Uncertainty demands flexibility in interest rates: Brazil's Central Bank
BRASILIA, Sept. 25 (Xinhua) -- The Brazilian Central Bank's Monetary Policy Committee (Copom) said at its meeting last week that the uncertainty in the current situation demands "greater flexibility" in setting its benchmark Selic interest rate, showed minutes released on Tuesday.
In the minutes of the meeting held on Sept. 18-19, Copom said it debated the "advisability of signaling" the future evaluation of monetary policy. However, the members said it was better to avoid forecasting the path of the basic interest rate.
"All members considered that the level of uncertainty of the current environment creates a need for greater flexibility to conduct monetary policy, which recommends refraining from providing indications on the next steps," Copom said.
Last week, Copom unanimously decided to keep the Selic rate at 6.5 percent annually for the fourth consecutive time. The rate remains at its lowest level since the beginning of the Central Bank's historical series in 1986.
In setting the rates, Copom reiterated the commitment to keeping inflation at the official goal, according to the minutes.
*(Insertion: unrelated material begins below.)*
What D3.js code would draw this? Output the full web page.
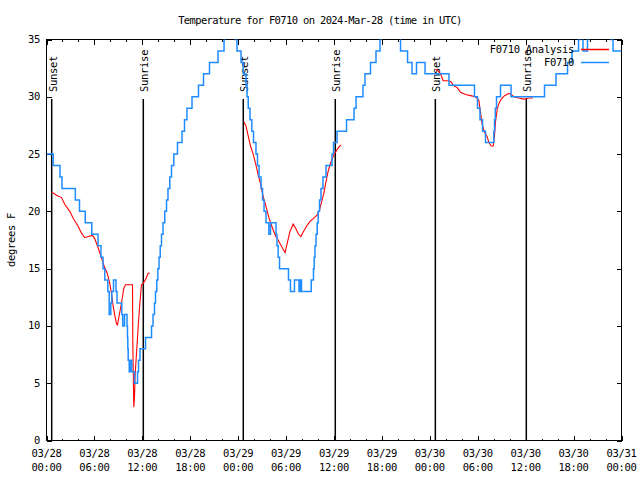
<!DOCTYPE html>
<html><head><meta charset="utf-8">
<script src="https://cdn.jsdelivr.net/npm/d3@7/dist/d3.min.js"></script>
<style>
body{margin:0;background:#fff}
svg{display:block}
text{font-family:"DejaVu Sans Mono",monospace;font-size:10.5px;letter-spacing:-0.3px;fill:#000}
</style>
</head><body>
<svg id="c" width="640" height="480"></svg>
<script>
// ---- data (hours since 03/28 00:00 UTC, degrees F) ----
const blueHours=[0,0.84,1.69,1.94,3.61,4.13,4.85,5.67,6.45,6.82,7.08,7.30,7.68,7.85,8.05,8.18,8.39,8.70,8.83,9.43,9.55,9.77,10.08,10.14,10.18,10.23,10.36,10.48,10.68,11.02,11.40,11.52,11.71,12.40,13.15,13.34,13.52,13.65,13.81,13.94,14.09,14.24,14.40,14.59,14.81,15.03,15.21,15.44,15.65,15.94,16.40,16.97,17.28,17.59,18.22,19.03,19.66,20.41,21.48,22.23,22.35,23.60,23.85,24.36,24.63,24.98,25.11,25.26,25.48,25.71,25.92,26.23,26.42,26.61,26.86,27.05,27.24,27.49,27.84,28.05,28.74,28.86,29.01,29.18,30.30,30.55,31.05,31.62,31.77,31.93,33.15,33.43,33.52,33.62,33.75,33.90,34.02,34.19,34.37,34.62,35.00,35.75,35.94,36.38,37.57,38.51,38.76,39.63,39.88,40.57,41.26,41.76,41.95,44.33,45.21,45.77,46.33,47.40,50.40,53.59,53.97,54.28,54.60,54.97,56.01,56.10,56.20,56.35,56.85,58.17,62.36,63.80,65.24,65.80,66.62,66.87,67.18,67.74,67.93,70.62,70.94,72.0];
const blueTemps=[25,24,23,22,21,20,19,18,17,16,15,14,13,11,12,13,14,13,12,11,10,11,10,9,8,7,6,7,6,5,6,7,8,9,10,11,12,13,14,15,16,17,18,19,20,21,22,23,24,25,26,27,28,29,30,31,32,33,34,35,36,35,34,33,32,31,30,29,28,27,26,25,24,23,22,21,20,19,18,19,18,17,16,15,14,13,14,13,14,13,14,15,16,17,18,19,20,21,22,23,24,25,26,27,28,29,30,31,32,33,34,35,36,34,33,32,33,32,31,30,29,28,27,26,27,28,29,30,31,30,31,32,33,34,35,36,34,35,36,35,34,34];

const redHours=[0.63,1.25,1.88,2.30,2.92,3.34,3.96,4.38,4.80,5.22,5.76,6.05,6.47,6.76,7.18,7.60,7.93,8.14,8.35,8.56,8.76,8.89,9.10,9.39,9.68,9.89,10.77,10.81,10.93,11.02,11.10,11.27,11.48,11.69,11.89,12.10,12.44,12.73,12.94,
  null,
  24.71,24.96,25.25,25.54,25.88,26.21,26.50,26.80,27.13,27.46,27.75,28.05,28.38,28.71,29.00,29.30,29.63,29.88,30.14,30.47,30.88,31.22,31.56,31.85,32.14,32.56,32.97,33.60,33.90,34.15,34.44,34.73,34.97,35.27,35.56,35.90,36.30,36.60,36.90,
  null,
  48.71,49.00,49.34,49.67,49.96,50.38,50.68,50.93,51.43,51.84,52.47,53.09,53.72,54.13,54.35,54.56,54.85,55.19,55.39,55.69,55.94,56.10,56.22,56.44,56.64,56.94,57.35,57.89,58.19,58.52,59.14,59.77,60.40,60.90];
const redTemps=[21.7,21.4,21.2,20.6,20.0,19.4,18.7,18.1,17.7,17.8,17.9,17.6,16.8,16.2,15.3,14.6,13.7,12.8,11.7,10.9,10.2,10.1,10.9,12.0,13.3,13.6,13.6,8.5,2.9,3.8,5.8,7.6,9.9,12.0,13.6,13.7,14.1,14.6,14.6,
  null,
  27.8,27.5,26.6,25.7,25.0,24.1,23.2,22.4,21.3,20.5,19.7,19.0,18.4,17.8,17.5,17.1,16.7,16.4,17.2,18.2,18.9,18.5,18.0,17.8,18.2,18.7,19.1,19.5,19.7,20.0,20.8,21.6,22.5,23.5,24.2,24.8,25.3,25.6,25.8,
  null,
  32.4,32.3,32.0,31.4,31.4,31.4,31.3,31.0,30.8,30.4,30.2,30.1,30.0,29.7,28.6,27.6,26.9,26.5,26.0,25.7,25.7,26.6,27.8,28.9,29.4,29.8,30.1,30.3,30.2,30.0,29.9,29.8,29.9,29.9];

const sunHours=[0.65,12.12,24.64,36.16,48.69,60.08];
const sunLabels=["Sunset","Sunrise","Sunset","Sunrise","Sunset","Sunrise"];

const xMajorHours=[0,6,12,18,24,30,36,42,48,54,60,66,72];
const xDateLabels=["03/28","03/28","03/28","03/28","03/29","03/29","03/29","03/29","03/30","03/30","03/30","03/30","03/31"];
const xTimeLabels=["00:00","06:00","12:00","18:00","00:00","06:00","12:00","18:00","00:00","06:00","12:00","18:00","00:00"];
const yTickValues=[0,5,10,15,20,25,30,35];

const titleText="Temperature for F0710 on 2024-Mar-28 (time in UTC)";
const yLabelText="degrees F";
const seriesNames=["F0710 Analysis","F0710"];
const seriesColors=["#ff0000","#1e8cff"];

// ---- drawing ----
const svg=d3.select("#c");
const L=46.5,R=621.5,T=39.5,B=440.5;
const x=d3.scaleLinear().domain([0,72]).range([L,R]);
const y=d3.scaleLinear().domain([0,35]).range([B,T]);

svg.append("defs").append("clipPath").attr("id","clip")
  .append("rect").attr("x",L).attr("y",T).attr("width",R-L).attr("height",B-T);

// title & y label
svg.append("text").attr("x",320).attr("y",23.5).attr("text-anchor","middle")
  .style("letter-spacing","-0.65px").text(titleText);
svg.append("text").attr("transform","translate(14.5,240) rotate(-90)").attr("text-anchor","middle").text(yLabelText);

// axes (ticks inward, mirrored)
const minor=d3.range(0,73,2).filter(h=>h%6!==0);
function noDomain(g){g.select(".domain").remove();g.selectAll("line").attr("stroke","#000").attr("shape-rendering","crispEdges");}
svg.append("g").attr("transform",`translate(0,${B})`).call(d3.axisBottom(x).tickValues(xMajorHours).tickSize(-5).tickFormat("")).call(noDomain);
svg.append("g").attr("transform",`translate(0,${B})`).call(d3.axisBottom(x).tickValues(minor).tickSize(-2).tickFormat("")).call(noDomain);
svg.append("g").attr("transform",`translate(0,${T})`).call(d3.axisTop(x).tickValues(xMajorHours).tickSize(-5).tickFormat("")).call(noDomain);
svg.append("g").attr("transform",`translate(0,${T})`).call(d3.axisTop(x).tickValues(minor).tickSize(-2).tickFormat("")).call(noDomain);
svg.append("g").attr("transform",`translate(${L},0)`).call(d3.axisLeft(y).tickValues(yTickValues).tickSize(-5).tickFormat("")).call(noDomain);
svg.append("g").attr("transform",`translate(${R},0)`).call(d3.axisRight(y).tickValues(yTickValues).tickSize(-5).tickFormat("")).call(noDomain);

// tick labels
svg.append("g").selectAll("text").data(yTickValues).join("text")
  .attr("x",40).attr("y",d=>y(d)+3.5).attr("text-anchor","end").text(d=>d);
const xl=svg.append("g").selectAll("g").data(xMajorHours).join("g");
xl.append("text").attr("x",d=>x(d)).attr("y",457).attr("text-anchor","middle").text((d,i)=>xDateLabels[i]);
xl.append("text").attr("x",d=>x(d)).attr("y",470.5).attr("text-anchor","middle").text((d,i)=>xTimeLabels[i]);

// frame
svg.append("rect").attr("x",L).attr("y",T).attr("width",R-L).attr("height",B-T)
  .attr("fill","none").attr("stroke","#000").attr("shape-rendering","crispEdges");

// sunrise / sunset lines
const sg=svg.append("g").selectAll("g").data(sunHours).join("g");
sg.append("line").attr("x1",d=>x(d)).attr("x2",d=>x(d)).attr("y1",99).attr("y2",B)
  .attr("stroke","#000").attr("stroke-width",1.5);
sg.append("text").attr("transform",d=>`translate(${x(d)+5},92) rotate(-90)`).text((d,i)=>sunLabels[i]);

// series
const plot=svg.append("g").attr("clip-path","url(#clip)");
const redData=redHours.map((h,i)=>[h,redTemps[i]]);
plot.append("path").datum(redData)
  .attr("d",d3.line().defined(d=>d[0]!==null&&d[1]!==null).x(d=>x(d[0])).y(d=>y(d[1])))
  .attr("fill","none").attr("stroke",seriesColors[0]).attr("stroke-width",1.1);
const blueData=blueHours.map((h,i)=>[h,blueTemps[i]]);
plot.append("path").datum(blueData)
  .attr("d",d3.line().curve(d3.curveStepAfter).x(d=>x(d[0])).y(d=>y(d[1])))
  .attr("fill","none").attr("stroke",seriesColors[1]).attr("stroke-width",1.5);

// legend
const leg=[[seriesNames[0],seriesColors[0],49.5],[seriesNames[1],seriesColors[1],62.5]];
leg.forEach(([name,col,ly])=>{
  svg.append("text").attr("x",574).attr("y",ly+3.5).attr("text-anchor","end").text(name);
  svg.append("line").attr("x1",581).attr("x2",609).attr("y1",ly).attr("y2",ly).attr("stroke",col).attr("stroke-width",1.5);
});
</script>
</body></html>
"This requires the flexibility to gradually adjust the conduct of monetary policy when and if needed. This ability to respond to different circumstances contributes to the maintenance of the environment with anchored expectations, which is fundamental to ensure that the achievement of low inflation persists, even in the face of adverse shocks," it said.
Brazil's inflation target in 2018 is 4.5 percent, and for next year it is 4.25 percent, with a 1.5 percentage-point margin of tolerance.
The transfer to prices by the rise of the U.S. dollar has remained in check in Brazil, with the exception of some items such as fuel, Copom said.
"These effects can be mitigated by the degree of idleness in the economy and the inflation expectations anchored in the goals," it said.
Although inflation indexes indicate a rise in prices, they are still in line with the goal targeted by the Central Bank of Brazil.
Last week's Copom meeting was the last before the Oct. 7 elections.
The next meeting is scheduled for the week after a possible second round of the elections scheduled for Oct. 28, which will decide Brazil's next president.